Inspired by “This Week in Ballista”, and my desire to keep up-to-date with everything happening in Arrow, here’s my first “This Week in Arrow”, summarising the main occurrences on the dev mailing list from 20th - 27th April 2021.
Release candidate 1
There were votes on a few release candidates. RC1 was blocked due to a number of issues. There was an update which changed the default memory pool to prefer mimalloc instead of jemalloc on MacOs, as this had been shown to lead to better peformance on macOS. This code change hadn’t fully achieved this and so a further change was made to add this update.
There was a bug in a new API whereby if there were errors during scanning, ScanBatches()
hung instead of erroring. Code changes were added to ensure that errors were raised.
Gandiva LRU cache replacement
There was a discussion around replacing the LRU cache in Gandiva. Whereas LRU (least recently used) discards things based on last usage, the proposed new cache algorithm also takes into account the building time for different expressions.
Copying Rust to new repos
The Rust components are being copied across to the new repositories and there was discussion around filtering git history via git-filter-repo, updating the CI, adding integration tests, and getting ready to accept PRs in the new repos.
File extension
There was a discussion around registering the Arrow format with IANA as a media type. There were 2 different types being discuss; streaming and the file itself, and the general opinion appreared to be that they should be different types.
Random number generation
Random number generation was slow on ARM64, with significant differences between different compilers (with clang being much slower than gcc). It was caused by soft-float math, and resolved by supplying the “-ffast-math” argument to clang.
Rest parquet2
One contributor has been experimenting with re-writing the Rust parquet implementation which doesn’t use “unsafe” (keyword used to allow functionality that doesn’t guarantee memory safety), improving performance, and other things. There is discussion of moving their implementation to an official Apache repo and people suggest how to go about it.
Python-datafusion
Discussion around adding python-datafusion into the project. Python-datafusion allows the use of Datafusion from Python. Questions are asked around whether the plan is to move it into the monorepo or kept as a separate apache repo, and the author suggests at least doing releases separately so it can have independent versioning from pyarrow and not automatically bundle it with pyarrow.

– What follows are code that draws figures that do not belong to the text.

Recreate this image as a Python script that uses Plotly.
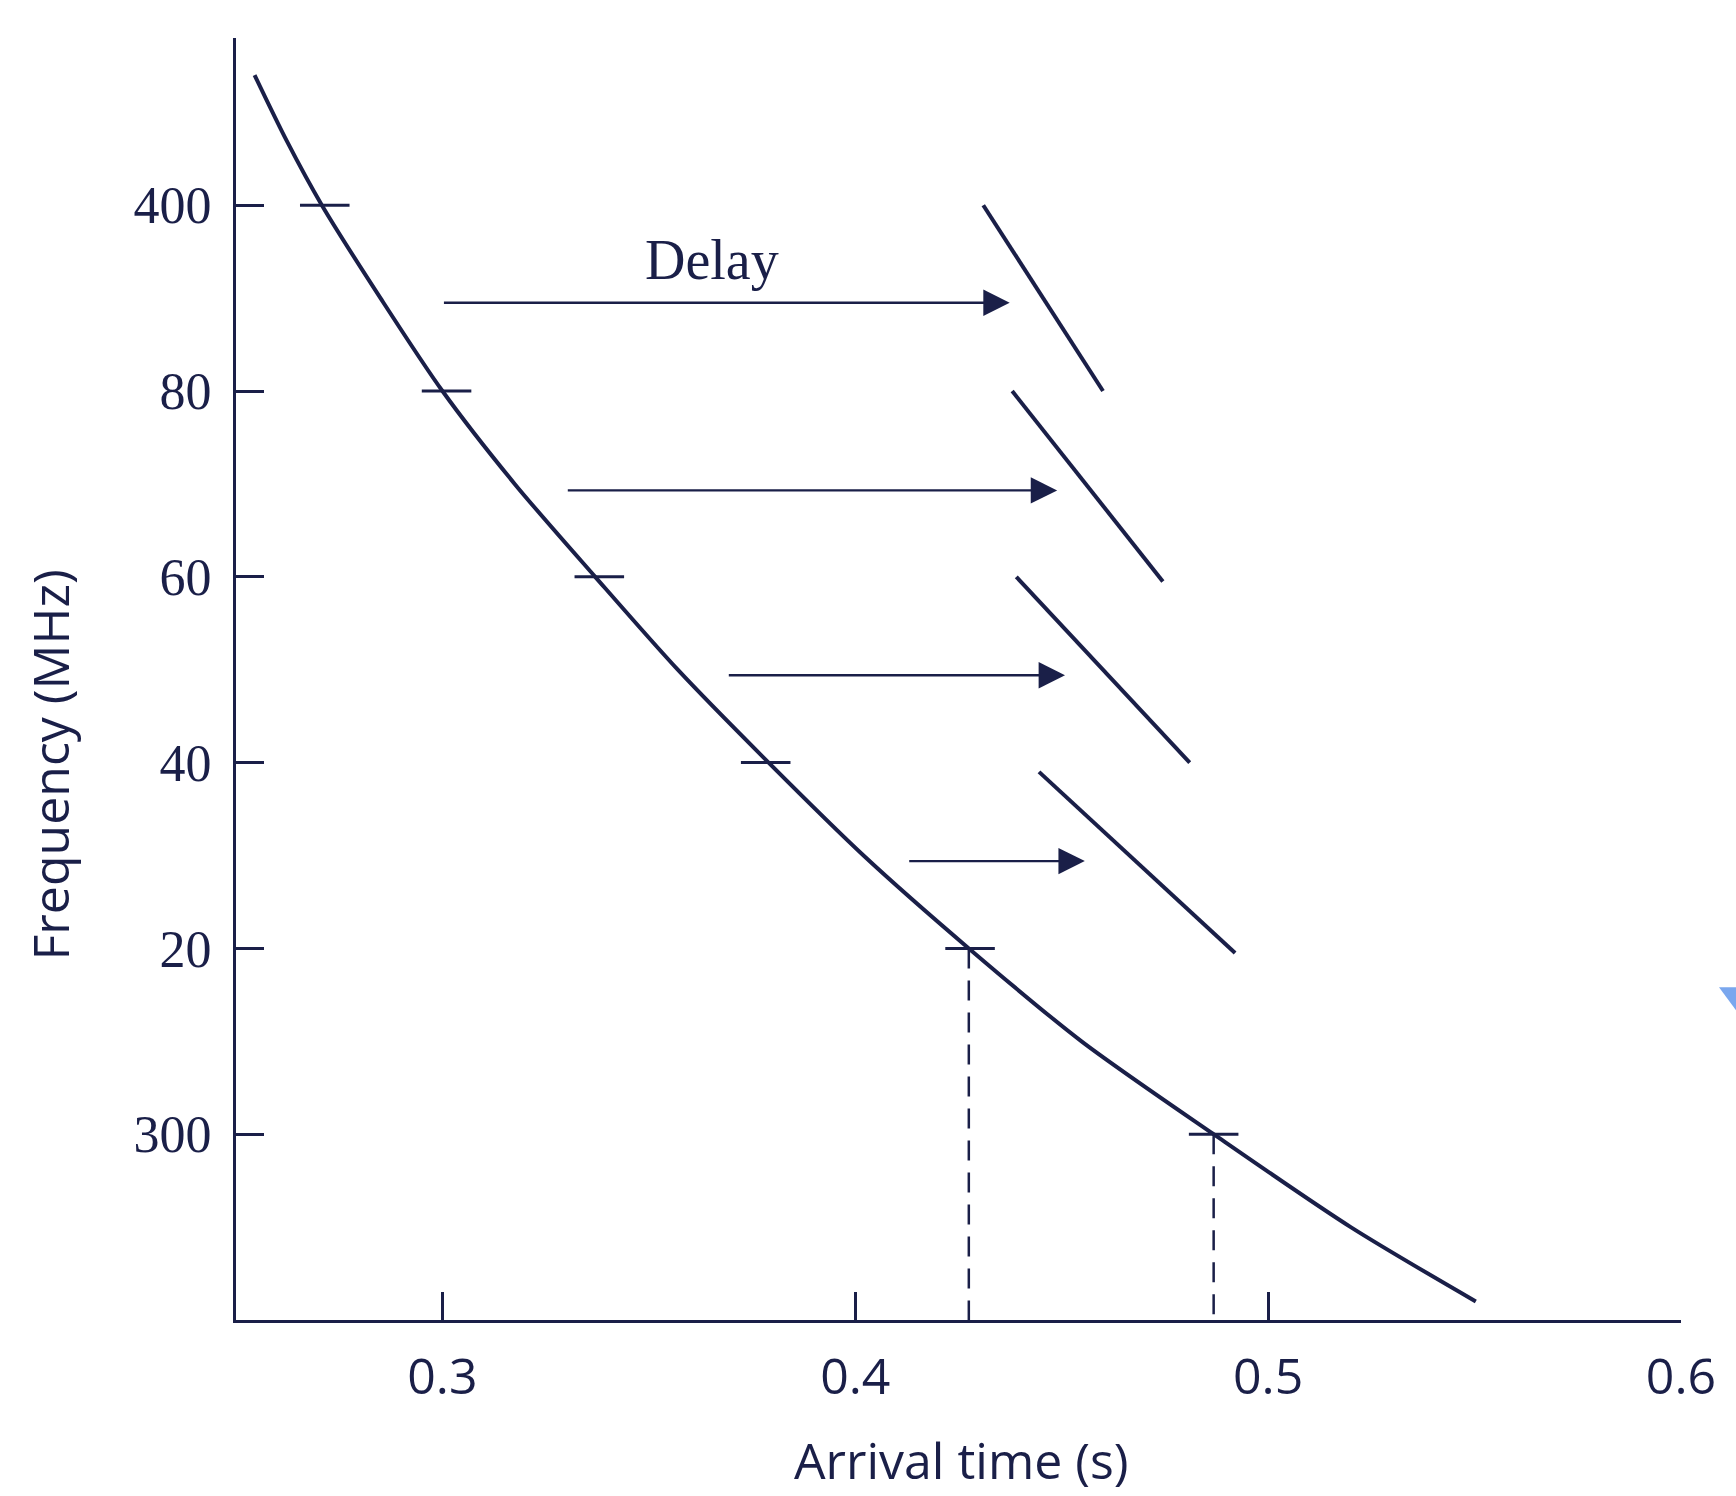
import plotly.graph_objects as go

# Dispersion curve: arrival time (s) of a pulse versus observing frequency (MHz)
curve_freq = [414, 407, 400, 390, 380, 370, 360, 350, 340, 330, 320, 310, 300, 290, 282]
curve_time = [0.2545, 0.2622, 0.2708, 0.285, 0.300, 0.3175, 0.337, 0.357, 0.379, 0.402,
              0.4275, 0.4548, 0.4868, 0.520, 0.5503]

# Labelled frequencies and where they cross the curve
mark_freq = [400, 380, 360, 340, 320, 300]
mark_time = [0.2715, 0.301, 0.338, 0.3783, 0.4278, 0.4868]
ytick_text = ["400", "80", "60", "40", "20", "300"]

# Dashed drop lines at the 320 and 300 MHz crossings
drop_freq = [320, 300]
drop_time = [0.4275, 0.4868]

# Delayed pulse segments (start/end in time and frequency)
seg_time_start = [0.431, 0.438, 0.439, 0.4445]
seg_time_end = [0.460, 0.4745, 0.481, 0.492]
seg_freq_start = [400, 380, 360, 339]
seg_freq_end = [380, 359.5, 340, 319.5]

# Horizontal "delay" arrows
arrow_freq = [389.5, 369.3, 349.4, 329.4]
arrow_start = [0.300, 0.330, 0.369, 0.4127]
arrow_end = [0.4374, 0.4489, 0.4508, 0.4556]

xtick_vals = [0.3, 0.4, 0.5, 0.6]
xtick_text = ["0.3", "0.4", "0.5", "0.6"]

INK = "#1a1f48"
MARK_HALF = 0.006

fig = go.Figure()

fig.add_trace(go.Scatter(x=curve_time, y=curve_freq, mode="lines",
                         line=dict(color=INK, width=4, shape="spline", smoothing=0.8),
                         hoverinfo="skip"))

for t, f in zip(mark_time, mark_freq):
    fig.add_trace(go.Scatter(x=[t - MARK_HALF, t + MARK_HALF], y=[f, f], mode="lines",
                             line=dict(color=INK, width=3), hoverinfo="skip"))

for t, f in zip(drop_time, drop_freq):
    fig.add_trace(go.Scatter(x=[t, t], y=[f, 280], mode="lines",
                             line=dict(color=INK, width=2.5, dash="20px,12px"),
                             hoverinfo="skip"))

for t0, t1, f0, f1 in zip(seg_time_start, seg_time_end, seg_freq_start, seg_freq_end):
    fig.add_trace(go.Scatter(x=[t0, t1], y=[f0, f1], mode="lines",
                             line=dict(color=INK, width=4), hoverinfo="skip"))

annotations = []
for f, t0, t1 in zip(arrow_freq, arrow_start, arrow_end):
    annotations.append(dict(x=t1, y=f, ax=t0, ay=f, xref="x", yref="y",
                            axref="x", ayref="y", text="", showarrow=True,
                            arrowhead=2, arrowsize=2.2, arrowwidth=2.4,
                            arrowcolor=INK, standoff=0, startstandoff=0))

annotations.append(dict(x=0.3653, y=394.1, xref="x", yref="y", text="Delay",
                        showarrow=False, xanchor="center", yanchor="middle",
                        font=dict(family="Liberation Serif", size=56, color=INK)))

annotations.append(dict(x=0.502, y=-0.1095, xref="paper", yref="paper",
                        text="Arrival time (s)", showarrow=False,
                        xanchor="center", yanchor="middle",
                        font=dict(family="Open Sans", size=50, color=INK)))

annotations.append(dict(x=-0.1287, y=0.4326, xref="paper", yref="paper",
                        text="Frequency (MHz)", showarrow=False, textangle=-90,
                        xanchor="center", yanchor="middle",
                        font=dict(family="Open Sans", size=50, color=INK)))

fig.update_layout(
    width=1736, height=1496,
    margin=dict(l=236, r=55, t=38, b=176),
    paper_bgcolor="white", plot_bgcolor="white",
    showlegend=False,
    annotations=annotations,
    shapes=[dict(type="path", xref="paper", yref="paper",
                 path="M 1.0263 0.2595 L 1.0381 0.2595 L 1.0381 0.2416 Z",
                 fillcolor="#7aa7ee", line=dict(width=0))],
    xaxis=dict(range=[0.25, 0.6], tickvals=xtick_vals, ticktext=xtick_text,
               showline=True, linecolor=INK, linewidth=3, ticks="inside",
               ticklen=28, tickwidth=2.5, tickcolor=INK, showgrid=False,
               zeroline=False, ticklabelstandoff=11,
               tickfont=dict(family="Open Sans", size=50, color=INK)),
    yaxis=dict(range=[280, 418], tickvals=mark_freq, ticktext=ytick_text,
               showline=True, linecolor=INK, linewidth=3, ticks="inside",
               ticklen=28, tickwidth=2.5, tickcolor=INK, showgrid=False,
               zeroline=False, ticklabelstandoff=11,
               tickfont=dict(family="Liberation Serif", size=52, color=INK)),
)

fig.write_html("out.html")
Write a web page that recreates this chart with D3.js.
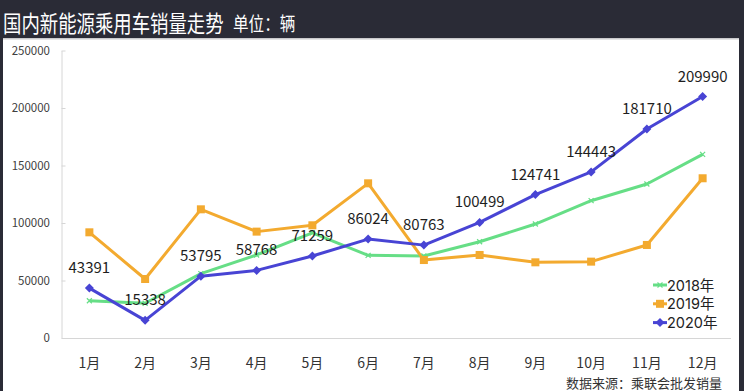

compute::isin rejects duplicates
One of the C++ compute functions, isin
has parameter value_set
, which raises an error if it contains duplicate values, in arrow 4.0.0. A user notes that this behaviour is different in Arrow 2.0.0 and a ticket is opened to change this behaviour.
pyarrow custom metadata
A user asks a question about the user of custom metadata in PyArrow - this is a feature in pandas that is not fully implemented in PyArrow. There is also clarification that there are not plans to migrate all features from pandas to pyarrow, and further clarification that pyarrow is intended to be a back-end whereas pandas is both back-end and front-end. A ticket was opened around adding examples of using custom metadata.
Release candidate 3
The release candidate was verified by various people in multiple formats on multiple platforms, the vote was carried, and a draft blog post about the release was started.
Miscellaneous
- A userguide was added for DataFusion and Ballista
- There was a Rust sync call
- Discussion in the Go package around functionality to write to JSON and clarification that the internal package was related to integration tests and not aimed at end users, though there was alternative functionality elsewhere that met the OP’s needs.
- There was a request for functionality that enabled app metadata from a Flight stream in Go; this is currently implemented in Java, and a ticket was opened to add a Go implementation too.
- A user struggled to find the JS documentation and was directed to its various sources
- Discussion of the Arrow JS meetup
- User asking about whether interoperability is expected between Go and Rust API and clarification that it is
- User asking about whether a particular data type (dense union) is supported in parquet, and clarification that it is not.
- A discussion that turned into a bug report around NumPy buffers setting different attributes around things being mutable
- Mention of a potential bug to do with Pyarrow RecordBatchStreamWriter and dictionaries
- Discussion around the Julia migration - the plan is to follow the same process as the Rust one, and now the Rust migration is complete, the discussion is reopened.